Explainable AI (XAI) and Trust:
The Challenge: Current XAI often struggles to provide truly transparent explanations of complex models (like deep neural networks). Sometimes explanations are post-hoc rationalizations, mirroring human behaviour described by ATR.
ATR Perspective: If human reason generates justifications primarily for social acceptance rather than revealing the true causal chain of thought, should AI explanations aim for the same? Instead of (or in addition to) trying to perfectly map the internal state, AI explanations might need to be designed as persuasive arguments tailored to the user's understanding and need for trust. This raises ethical questions but aligns with how humans actually build trust through communication. An AI might need to explain why its decision is defensible or reasonable in a given context, rather than just outputting raw computational steps.
Multi-Agent Systems and Collective Intelligence:
ATR's Strength: The theory highlights that reasoning performs best in diverse groups where arguments are exchanged and evaluated.
AI Application: This strongly supports the development of multi-agent AI systems where different AI agents (perhaps with different initial biases, data access, or algorithms) debate or critique each other's conclusions. This "argumentative" process could lead to more robust, reliable, and less biased outcomes than a single monolithic AI system. Imagine AI "teams" collaborating and challenging each other before presenting a final recommendation.
Addressing Bias in AI:
Human Bias as Feature: ATR frames confirmation bias not just as a bug, but as a feature for efficiently producing arguments.
AI Bias Mitigation: While we want to avoid harmful societal biases in AI, understanding the function of certain cognitive biases (like confirmation bias in argumentation) could inform AI design. Could we design AI systems that strategically use a form of "argumentative bias" within a controlled multi-agent system to explore a problem space thoroughly, while epistemic vigilance (evaluation) components ensure faulty arguments are discarded? This is speculative but offers a different angle on bias beyond simple elimination.
Human-AI Interaction:
Beyond Command-and-Control: If human reason is argumentative, interactions with AI might be more effective if they resemble dialogues or debates rather than simple instruction-following.

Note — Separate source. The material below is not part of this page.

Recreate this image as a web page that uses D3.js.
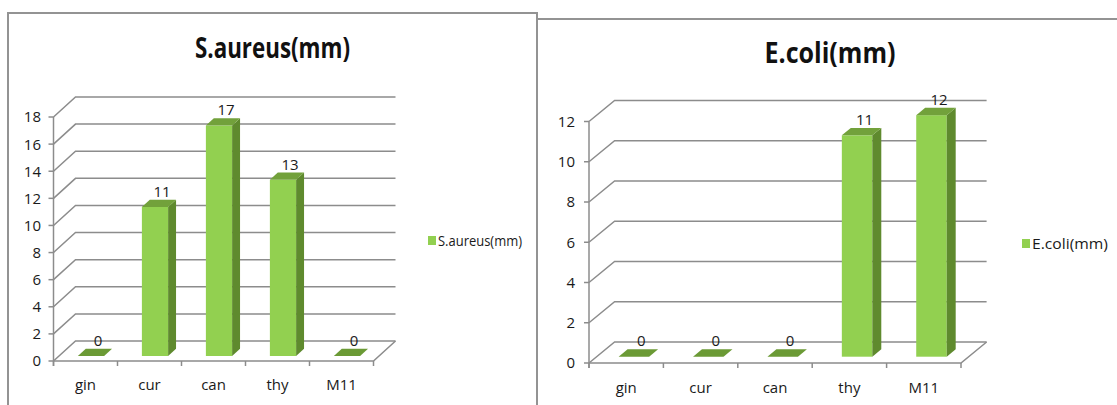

AI as Socratic Partner: AI could be designed to act as a critical thinking partner, challenging user assumptions, requesting justifications, and presenting counterarguments, thereby leveraging the human capacity for evaluating arguments (epistemic vigilance). This could enhance human decision-making rather than just automating it.
Defining and Evaluating AI "Intelligence":
Shifting Metrics: ATR suggests that evaluating AI solely on solitary task performance might be insufficient. A crucial aspect of intelligence, both human and potentially artificial, could be the ability to effectively participate in argumentative interaction, persuade, justify, and understand social context. Future AI benchmarks might need to incorporate interactive, argumentative tasks.
"The Enigma of Reason" forces a fundamental rethink of what reason is for. By proposing that it is primarily a social, argumentative tool, Mercier and Sperber provide a compelling explanation for observed human cognitive phenomena. This perspective shift has far-reaching implications for AI. Instead of solely pursuing the ideal of the flawless individual reasoner, the argumentative theory encourages us to explore AI designs centered on interaction, justification, evaluation, and social context. It suggests that the path towards more robust, trustworthy, and perhaps even more "intelligent" AI may lie not in creating solitary digital geniuses, but in building systems that can effectively reason together – with each other, and with us. The enigma of human reason, when understood through this lens, becomes a powerful blueprint for the future of artificial minds.